The U.N. investigators also “registered 24 cases of sexual violence by Ukrainian personnel,” he added, noting that “most of these consisted of threats of sexual violence during initial stages of detention, as well as forced public stripping.”
Turk’s allegations add to a litany of denunciations from international investigators. The International Criminal Court issued an arrest warrant for Russian President Vladimir Putin and another senior Russian official on the grounds that the Kremlin has orchestrated a forced deportation policy targeting Ukrainian children. Russia maintains that the cases involved “evacuation from the war zone in full compliance with the obligations under International Humanitarian Law,” as Nebenzya put it, but U.N. investigators faulted Russia for refusing to allow the children to be evacuated to Ukrainian territory.

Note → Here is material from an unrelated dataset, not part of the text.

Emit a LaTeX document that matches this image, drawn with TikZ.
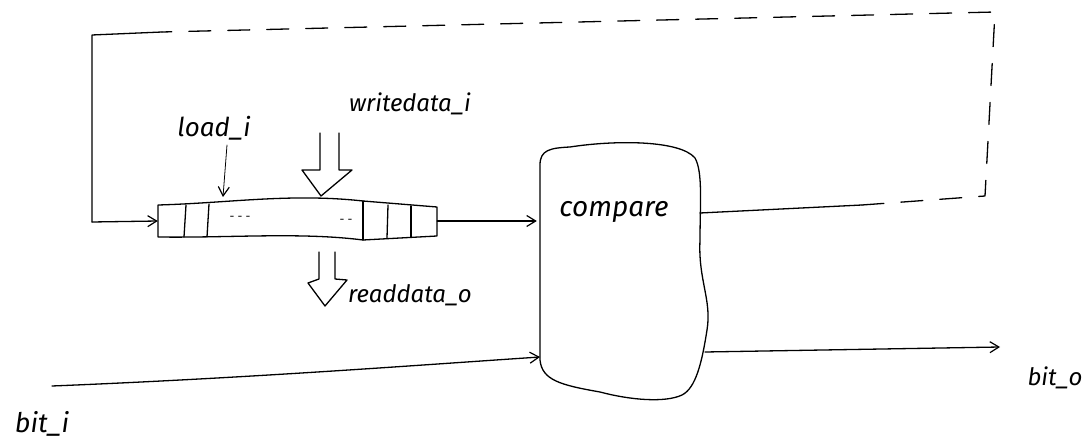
\documentclass[tikz,border=0pt]{standalone}
\usepackage{fontspec}
\setmainfont{Fira Sans}
\usetikzlibrary{arrows.meta,calc}
\begin{document}
\begin{tikzpicture}[x=1pt,y=-1pt,
  wire/.style={line width=1.3pt,line cap=round,line join=round},
  arr/.style={wire,-{Straight Barb[length=9pt,width=11pt,line width=1.2pt]}},
  dashwire/.style={wire,dash pattern=on 22pt off 17pt},
  lbl/.style={font=\fontsize{24}{28}\selectfont\itshape,inner sep=0pt},
  box/.style={draw=none,inner sep=0pt}]
\useasboundingbox (0,0) rectangle (1087,443);

% register (bulged outline)
\node[box,minimum width=279pt,minimum height=32pt] (reg) at (297.5,221) {};
\draw[wire] (158,205) .. controls (230,203) and (290,193) .. (363,201)
  -- (437,207) -- (437,236) -- (363,240)
  .. controls (300,232) and (230,238) .. (158,237) -- cycle;
\draw[wire] (186,205) -- (184,237);
\draw[wire] (209,204) -- (207,237);
\draw[wire] (363,201) -- (363,240);
\draw[wire] (388,205) -- (387,238);
\draw[wire] (411,206) -- (411,237);
\node[lbl,font=\large] (dl) at (240,218) {- - -};
\node[lbl,font=\large] (dr) at (346,221) {- -};

% compare block
\node[box,minimum width=168pt,minimum height=255pt] (cmp) at (621,270) {};
\draw[wire] (540,165) .. controls (540,150) and (550,148) .. (570,147)
  .. controls (615,140) and (680,140) .. (695,158)
  .. controls (703,172) and (700,205) .. (700,240)
  .. controls (698,280) and (712,300) .. (707,330)
  .. controls (702,362) and (696,388) .. (682,395)
  .. controls (665,403) and (630,400) .. (600,392)
  .. controls (560,385) and (542,380) .. (540,360)
  -- cycle;
\node[lbl,font=\fontsize{28}{32}\selectfont\itshape] (cmpt) at (614,212) {compare};

% labels
\node[lbl,font=\fontsize{26}{30}\selectfont\itshape] (load) at (214,128) {load\_i};
\node[lbl] (wd) at (410,104) {writedata\_i};
\node[lbl,anchor=west] (rd) at (348,295) {readdata\_o};
\node[lbl,font=\fontsize{27}{31}\selectfont\itshape] (bi) at (42,424) {bit\_i};
\node[lbl] (bo) at (1055,378) {bit\_o};

% load arrow
\coordinate (ls) at (227,145);
\draw[arr,line width=0.8pt] (ls) -- (223,197);

% writedata hollow arrow
\draw[wire] (320,133) -- (320,170) -- (302,170) -- (321,196) -- (352,170) -- (339,170) -- (339,133);

% readdata hollow arrow
\draw[wire] (319,252) -- (319,279) -- (308,283) -- (325,306) -- (347,280) -- (335,279) -- (335,252);

% register -> compare
\draw[arr] (reg.east) -- (reg.east -| cmp.west);

% feedback loop
\coordinate (f1) at (862,205);
\coordinate (f2) at (985,196);
\coordinate (f3) at (995,12);
\coordinate (f4) at (162,32);
\coordinate (f5) at (92,35);
\draw[wire] (700,213) -- (f1);
\draw[dashwire] (f1) -- (f2) -- (f3) -- (f4);
\draw[wire] (f4) -- (f5) -- (92,222);
\draw[arr] (92,222) -- (reg.west);

% bit_i
\coordinate (bis) at (52,386);
\draw[arr] (bis) .. controls (250,378) and (420,365) .. (540,357);

% bit_o
\coordinate (boe) at (1000,347);
\draw[arr] (705,352) -- (boe);
\end{tikzpicture}
\end{document}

“It also does not appear that Russian authorities sought to establish contact with the children’s relatives or with Ukrainian authorities,” the Human Rights Council’s commission of independent investigators found.
Ukrainian officials have attempted to call into question Russia’s status as a veto-wielding member of the council on the theory that the Russian government should not have been entitled to inherit the prerogatives of the Soviet Union.
“In 1991, Russia usurped the USSR’s seat of the permanent Security Council member and turned it … into its Throne of Impunity,” Ukrainian Foreign Minister Dmytro Kuleba told the U.N. Security Council on the anniversary of Russia’s full-scale invasion. “The future of Russia in the United Nations should be determined in the context of the illegitimate change of plates from USSR to Russia in 1991 and responsibility for crimes committed on the territory of Ukraine, including war crimes, crimes against humanity and genocide.”
CLICK HERE TO READ MORE FROM THE WASHINGTON EXAMINER
That proposal has gained little traction due to the legal reasons that Thomas-Greenfield mentioned, but the war crimes allegations are sure to be a mainstay of U.S.-Russia disputes at the U.N.
"At every opportunity, we will raise our concerns about Russia's actions,” Thomas-Greenfield said.